** Start of Extracted information **

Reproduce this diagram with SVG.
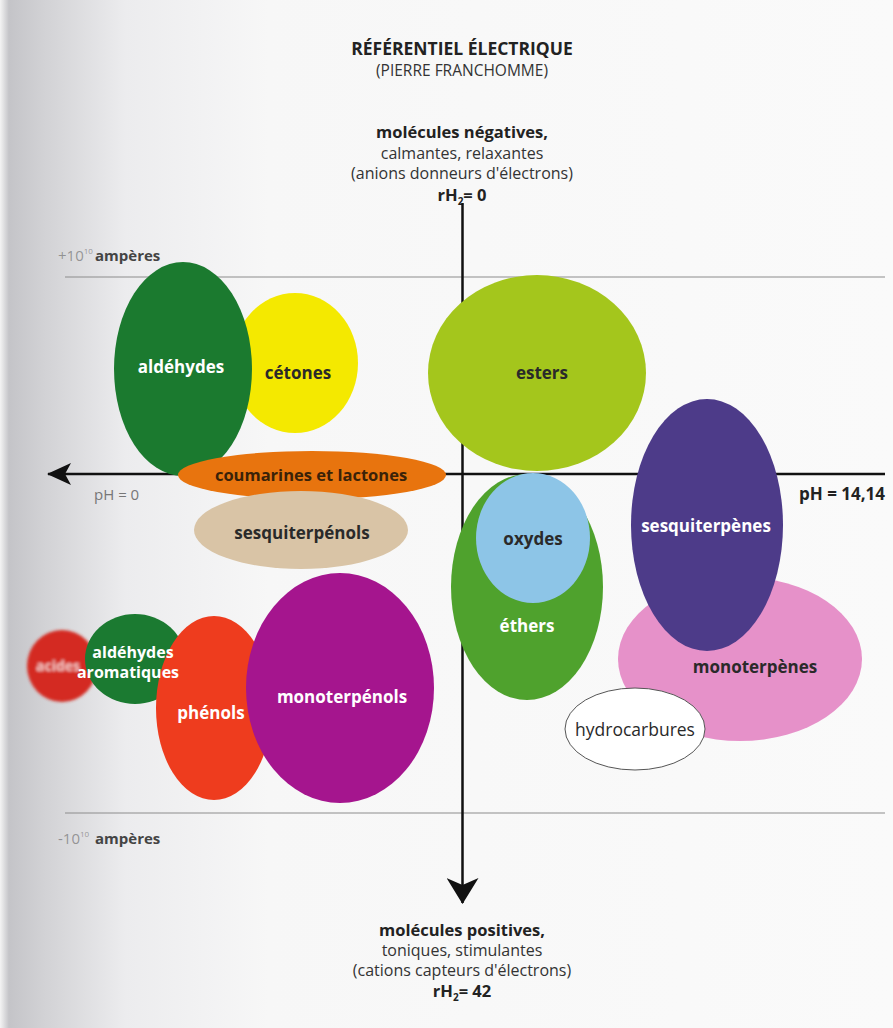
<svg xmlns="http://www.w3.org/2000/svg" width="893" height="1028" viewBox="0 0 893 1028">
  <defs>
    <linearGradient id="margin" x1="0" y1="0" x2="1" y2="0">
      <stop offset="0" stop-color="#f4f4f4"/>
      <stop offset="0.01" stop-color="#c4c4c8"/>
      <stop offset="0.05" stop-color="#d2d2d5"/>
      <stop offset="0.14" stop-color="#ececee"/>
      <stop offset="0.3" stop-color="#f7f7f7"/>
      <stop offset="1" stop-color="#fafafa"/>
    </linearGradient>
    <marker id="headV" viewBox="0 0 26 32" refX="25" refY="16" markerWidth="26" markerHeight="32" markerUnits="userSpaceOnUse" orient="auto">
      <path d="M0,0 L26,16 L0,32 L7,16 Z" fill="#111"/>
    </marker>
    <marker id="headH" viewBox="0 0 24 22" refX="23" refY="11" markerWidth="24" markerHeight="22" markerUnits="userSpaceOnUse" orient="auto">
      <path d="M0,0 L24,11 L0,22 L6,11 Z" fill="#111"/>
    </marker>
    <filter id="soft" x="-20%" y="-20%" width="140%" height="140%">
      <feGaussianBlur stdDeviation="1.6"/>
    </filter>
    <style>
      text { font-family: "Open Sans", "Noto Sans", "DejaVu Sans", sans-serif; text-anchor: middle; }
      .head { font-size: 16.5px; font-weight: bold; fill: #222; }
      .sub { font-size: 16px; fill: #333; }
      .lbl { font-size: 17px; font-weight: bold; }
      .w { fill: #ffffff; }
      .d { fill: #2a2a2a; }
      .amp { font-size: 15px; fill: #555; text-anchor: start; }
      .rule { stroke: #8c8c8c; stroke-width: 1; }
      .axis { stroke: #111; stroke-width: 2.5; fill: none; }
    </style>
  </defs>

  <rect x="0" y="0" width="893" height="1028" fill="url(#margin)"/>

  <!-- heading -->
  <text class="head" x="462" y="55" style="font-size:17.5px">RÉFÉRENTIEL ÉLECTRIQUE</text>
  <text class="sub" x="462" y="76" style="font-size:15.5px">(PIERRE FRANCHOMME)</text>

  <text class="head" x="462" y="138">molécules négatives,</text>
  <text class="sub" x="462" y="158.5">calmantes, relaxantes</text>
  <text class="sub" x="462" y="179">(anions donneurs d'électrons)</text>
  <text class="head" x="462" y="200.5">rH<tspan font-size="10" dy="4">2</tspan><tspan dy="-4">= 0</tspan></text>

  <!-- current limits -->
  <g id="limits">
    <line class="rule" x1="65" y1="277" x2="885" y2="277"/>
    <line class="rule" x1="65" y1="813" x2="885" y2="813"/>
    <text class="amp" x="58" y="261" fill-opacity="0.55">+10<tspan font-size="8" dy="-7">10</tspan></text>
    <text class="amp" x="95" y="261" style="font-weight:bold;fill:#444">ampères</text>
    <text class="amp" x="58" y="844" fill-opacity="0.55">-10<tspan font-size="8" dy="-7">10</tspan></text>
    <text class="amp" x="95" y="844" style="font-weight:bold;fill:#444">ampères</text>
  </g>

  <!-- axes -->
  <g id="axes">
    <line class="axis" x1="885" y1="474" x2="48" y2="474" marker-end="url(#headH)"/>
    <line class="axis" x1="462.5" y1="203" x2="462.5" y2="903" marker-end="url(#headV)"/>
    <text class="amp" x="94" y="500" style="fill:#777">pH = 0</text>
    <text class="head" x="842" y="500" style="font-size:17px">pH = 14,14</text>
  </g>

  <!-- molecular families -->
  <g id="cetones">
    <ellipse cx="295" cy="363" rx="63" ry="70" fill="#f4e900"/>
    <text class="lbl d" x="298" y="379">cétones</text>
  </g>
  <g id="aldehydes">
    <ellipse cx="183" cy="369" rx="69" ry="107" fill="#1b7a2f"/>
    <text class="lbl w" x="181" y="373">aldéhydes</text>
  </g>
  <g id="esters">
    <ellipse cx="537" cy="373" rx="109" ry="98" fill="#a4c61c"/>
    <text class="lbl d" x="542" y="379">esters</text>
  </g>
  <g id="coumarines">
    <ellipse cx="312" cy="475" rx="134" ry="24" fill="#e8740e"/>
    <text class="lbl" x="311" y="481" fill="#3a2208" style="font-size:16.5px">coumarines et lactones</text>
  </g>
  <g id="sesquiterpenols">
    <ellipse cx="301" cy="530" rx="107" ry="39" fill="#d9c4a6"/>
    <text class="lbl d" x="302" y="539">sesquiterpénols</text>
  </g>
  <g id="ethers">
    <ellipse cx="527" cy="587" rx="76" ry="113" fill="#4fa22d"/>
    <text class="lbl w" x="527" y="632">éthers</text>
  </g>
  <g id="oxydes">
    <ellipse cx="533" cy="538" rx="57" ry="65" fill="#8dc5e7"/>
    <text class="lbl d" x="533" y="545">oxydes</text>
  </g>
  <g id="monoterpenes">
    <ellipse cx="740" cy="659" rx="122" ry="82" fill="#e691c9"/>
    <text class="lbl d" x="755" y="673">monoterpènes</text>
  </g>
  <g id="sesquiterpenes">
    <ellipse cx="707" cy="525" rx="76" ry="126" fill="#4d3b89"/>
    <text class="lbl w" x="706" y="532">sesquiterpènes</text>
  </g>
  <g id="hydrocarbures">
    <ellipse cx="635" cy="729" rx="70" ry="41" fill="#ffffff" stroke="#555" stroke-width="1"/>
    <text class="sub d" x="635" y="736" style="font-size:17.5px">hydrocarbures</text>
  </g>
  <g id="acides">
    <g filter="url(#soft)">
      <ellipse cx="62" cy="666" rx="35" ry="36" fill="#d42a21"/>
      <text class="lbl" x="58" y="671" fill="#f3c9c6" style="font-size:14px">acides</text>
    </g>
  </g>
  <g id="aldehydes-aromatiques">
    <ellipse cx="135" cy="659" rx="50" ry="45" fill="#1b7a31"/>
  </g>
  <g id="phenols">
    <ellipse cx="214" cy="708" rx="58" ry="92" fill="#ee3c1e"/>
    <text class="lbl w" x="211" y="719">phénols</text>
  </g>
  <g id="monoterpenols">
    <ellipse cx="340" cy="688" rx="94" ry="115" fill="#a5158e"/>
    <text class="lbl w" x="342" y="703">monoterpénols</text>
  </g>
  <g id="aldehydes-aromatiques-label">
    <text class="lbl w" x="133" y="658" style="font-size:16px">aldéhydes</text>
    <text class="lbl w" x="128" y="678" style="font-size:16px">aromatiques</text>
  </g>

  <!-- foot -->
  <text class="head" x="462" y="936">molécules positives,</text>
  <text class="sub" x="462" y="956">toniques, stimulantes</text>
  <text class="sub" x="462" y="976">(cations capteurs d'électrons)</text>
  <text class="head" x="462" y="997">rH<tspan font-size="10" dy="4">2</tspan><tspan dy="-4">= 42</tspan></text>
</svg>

** End of Extracted information **
** Start of Extracted information **

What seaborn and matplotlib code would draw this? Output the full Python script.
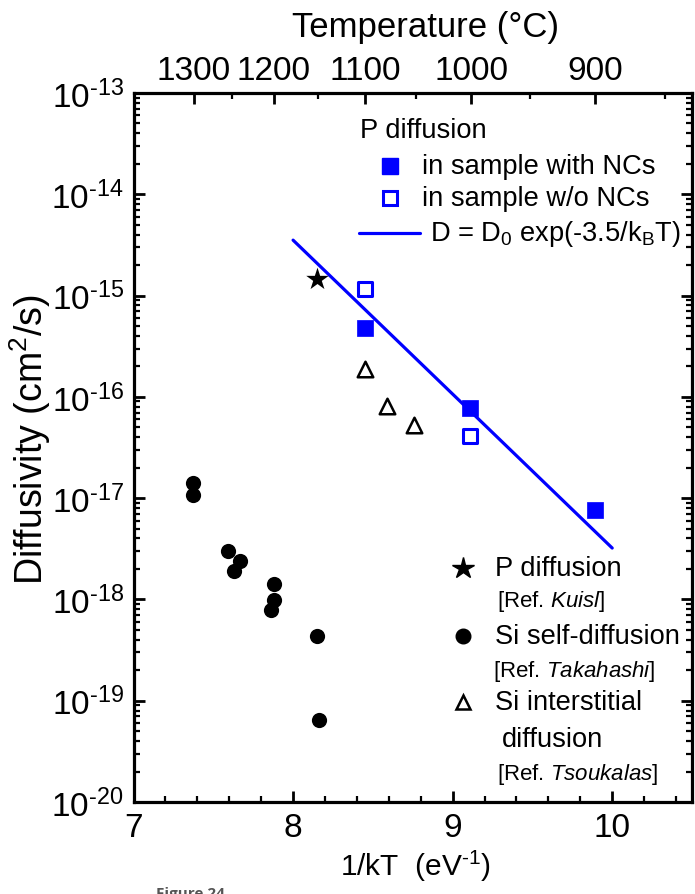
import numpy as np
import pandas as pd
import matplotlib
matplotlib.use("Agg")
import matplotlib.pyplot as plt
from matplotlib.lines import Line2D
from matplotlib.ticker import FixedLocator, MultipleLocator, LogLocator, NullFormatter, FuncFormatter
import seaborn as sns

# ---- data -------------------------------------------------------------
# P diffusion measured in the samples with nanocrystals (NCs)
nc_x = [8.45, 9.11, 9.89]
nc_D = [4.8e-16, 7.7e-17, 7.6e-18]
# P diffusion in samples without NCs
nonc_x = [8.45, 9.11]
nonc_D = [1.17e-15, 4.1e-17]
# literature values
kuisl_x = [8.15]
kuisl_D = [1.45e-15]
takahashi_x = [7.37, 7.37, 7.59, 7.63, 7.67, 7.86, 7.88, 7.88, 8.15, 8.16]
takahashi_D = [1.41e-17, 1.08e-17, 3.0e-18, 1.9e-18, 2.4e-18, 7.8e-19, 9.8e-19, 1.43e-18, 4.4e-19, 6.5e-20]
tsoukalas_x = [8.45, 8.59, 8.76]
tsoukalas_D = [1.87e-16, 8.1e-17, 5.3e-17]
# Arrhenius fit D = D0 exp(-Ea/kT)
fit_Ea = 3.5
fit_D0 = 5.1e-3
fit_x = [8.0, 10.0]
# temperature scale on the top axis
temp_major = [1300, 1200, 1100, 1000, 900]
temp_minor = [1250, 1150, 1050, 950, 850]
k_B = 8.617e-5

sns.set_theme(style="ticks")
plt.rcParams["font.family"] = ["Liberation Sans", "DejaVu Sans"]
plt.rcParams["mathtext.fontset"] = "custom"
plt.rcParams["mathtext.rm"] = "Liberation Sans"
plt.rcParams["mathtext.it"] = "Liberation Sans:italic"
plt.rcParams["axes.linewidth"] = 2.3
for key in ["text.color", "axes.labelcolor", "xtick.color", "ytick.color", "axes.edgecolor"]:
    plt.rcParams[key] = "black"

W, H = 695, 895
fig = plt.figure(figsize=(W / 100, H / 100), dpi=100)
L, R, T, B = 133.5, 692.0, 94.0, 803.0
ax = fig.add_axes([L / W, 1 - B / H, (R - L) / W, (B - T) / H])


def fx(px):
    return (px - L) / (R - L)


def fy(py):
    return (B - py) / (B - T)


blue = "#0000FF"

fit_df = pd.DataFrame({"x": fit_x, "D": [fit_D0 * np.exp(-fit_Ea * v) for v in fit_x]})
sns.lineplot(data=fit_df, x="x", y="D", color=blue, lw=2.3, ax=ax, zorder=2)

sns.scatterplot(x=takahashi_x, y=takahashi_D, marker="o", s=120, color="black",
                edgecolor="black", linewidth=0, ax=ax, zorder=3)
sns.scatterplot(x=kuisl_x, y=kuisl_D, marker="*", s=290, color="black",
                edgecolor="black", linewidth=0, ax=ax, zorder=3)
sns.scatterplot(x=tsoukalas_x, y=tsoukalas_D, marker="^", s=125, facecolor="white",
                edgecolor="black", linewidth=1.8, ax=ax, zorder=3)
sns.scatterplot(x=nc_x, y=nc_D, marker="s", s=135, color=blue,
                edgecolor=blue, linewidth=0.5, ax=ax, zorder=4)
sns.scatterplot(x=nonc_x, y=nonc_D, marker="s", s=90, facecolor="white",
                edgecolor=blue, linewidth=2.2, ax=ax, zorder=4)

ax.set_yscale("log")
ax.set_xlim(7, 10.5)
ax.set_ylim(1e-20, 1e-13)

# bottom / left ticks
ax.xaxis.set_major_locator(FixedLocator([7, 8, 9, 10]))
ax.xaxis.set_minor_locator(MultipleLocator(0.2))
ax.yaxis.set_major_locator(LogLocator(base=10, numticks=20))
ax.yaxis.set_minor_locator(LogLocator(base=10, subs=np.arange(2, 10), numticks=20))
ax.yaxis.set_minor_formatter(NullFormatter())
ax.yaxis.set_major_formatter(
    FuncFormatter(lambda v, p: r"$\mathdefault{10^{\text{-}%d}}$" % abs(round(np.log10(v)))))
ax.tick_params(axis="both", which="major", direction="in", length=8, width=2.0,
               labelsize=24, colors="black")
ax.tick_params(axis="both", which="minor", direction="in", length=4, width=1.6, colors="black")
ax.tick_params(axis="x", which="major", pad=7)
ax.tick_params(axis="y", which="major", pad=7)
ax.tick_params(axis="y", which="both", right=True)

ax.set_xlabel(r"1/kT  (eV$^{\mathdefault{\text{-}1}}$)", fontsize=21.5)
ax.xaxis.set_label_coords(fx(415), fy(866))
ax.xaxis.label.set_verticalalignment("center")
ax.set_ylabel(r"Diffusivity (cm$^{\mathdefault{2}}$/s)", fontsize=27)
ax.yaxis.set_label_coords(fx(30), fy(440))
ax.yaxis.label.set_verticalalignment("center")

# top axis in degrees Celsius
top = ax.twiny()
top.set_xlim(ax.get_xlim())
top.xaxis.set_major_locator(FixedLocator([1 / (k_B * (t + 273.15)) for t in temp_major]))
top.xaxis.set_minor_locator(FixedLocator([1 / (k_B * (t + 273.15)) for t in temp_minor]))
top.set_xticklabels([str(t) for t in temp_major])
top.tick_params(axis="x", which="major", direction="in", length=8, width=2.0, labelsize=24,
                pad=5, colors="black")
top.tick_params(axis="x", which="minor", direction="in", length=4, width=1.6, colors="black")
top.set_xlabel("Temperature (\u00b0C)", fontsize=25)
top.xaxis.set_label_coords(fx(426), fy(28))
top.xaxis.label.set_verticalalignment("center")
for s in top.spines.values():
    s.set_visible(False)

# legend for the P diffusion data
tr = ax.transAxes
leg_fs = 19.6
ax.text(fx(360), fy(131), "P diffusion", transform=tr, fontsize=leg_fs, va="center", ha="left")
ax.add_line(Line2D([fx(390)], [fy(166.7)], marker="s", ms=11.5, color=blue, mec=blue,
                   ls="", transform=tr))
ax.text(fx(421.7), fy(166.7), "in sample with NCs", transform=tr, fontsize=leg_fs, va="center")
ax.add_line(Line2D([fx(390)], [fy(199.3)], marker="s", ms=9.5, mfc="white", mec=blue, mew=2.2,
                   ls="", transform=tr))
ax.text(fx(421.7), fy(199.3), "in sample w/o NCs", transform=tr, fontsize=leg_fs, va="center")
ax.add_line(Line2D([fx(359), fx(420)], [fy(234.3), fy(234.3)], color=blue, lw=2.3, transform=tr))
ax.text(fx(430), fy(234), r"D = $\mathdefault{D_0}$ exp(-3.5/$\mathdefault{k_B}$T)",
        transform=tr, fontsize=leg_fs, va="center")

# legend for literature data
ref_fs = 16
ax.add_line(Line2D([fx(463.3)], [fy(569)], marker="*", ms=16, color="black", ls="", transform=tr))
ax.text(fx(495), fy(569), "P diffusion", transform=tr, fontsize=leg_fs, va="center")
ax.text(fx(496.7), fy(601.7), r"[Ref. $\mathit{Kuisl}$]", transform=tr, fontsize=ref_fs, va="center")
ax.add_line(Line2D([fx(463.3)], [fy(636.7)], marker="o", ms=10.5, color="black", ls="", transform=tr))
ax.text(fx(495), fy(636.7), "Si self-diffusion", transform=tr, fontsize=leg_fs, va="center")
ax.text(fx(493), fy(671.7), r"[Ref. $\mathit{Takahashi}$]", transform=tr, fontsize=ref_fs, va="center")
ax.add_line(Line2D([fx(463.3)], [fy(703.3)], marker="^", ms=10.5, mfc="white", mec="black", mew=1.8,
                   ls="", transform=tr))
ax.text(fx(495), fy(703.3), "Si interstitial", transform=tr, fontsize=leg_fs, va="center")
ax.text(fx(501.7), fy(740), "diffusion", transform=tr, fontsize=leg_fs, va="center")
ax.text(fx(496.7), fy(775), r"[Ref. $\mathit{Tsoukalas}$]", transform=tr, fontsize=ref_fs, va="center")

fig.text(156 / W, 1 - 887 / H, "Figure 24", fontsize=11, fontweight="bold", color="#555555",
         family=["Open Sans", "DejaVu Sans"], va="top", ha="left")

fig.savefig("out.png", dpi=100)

** End of Extracted information **
** Start of Extracted information **

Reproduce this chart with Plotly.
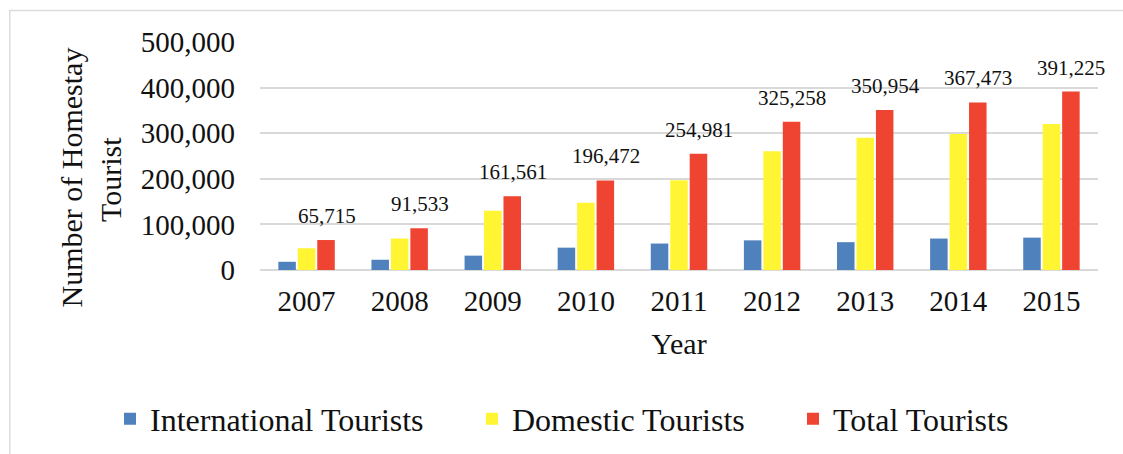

** End of Extracted information **

**Job:** Restate word for word the part that opens with the line containing "What seaborn and" and closes with the line containing "import seaborn as sns", both ends included, and nothing else. Omit any images.

**Expected answer:**
What seaborn and matplotlib code would draw this? Output the full Python script.
import numpy as np
import pandas as pd
import matplotlib
matplotlib.use("Agg")
import matplotlib.pyplot as plt
from matplotlib.lines import Line2D
from matplotlib.ticker import FixedLocator, MultipleLocator, LogLocator, NullFormatter, FuncFormatter
import seaborn as sns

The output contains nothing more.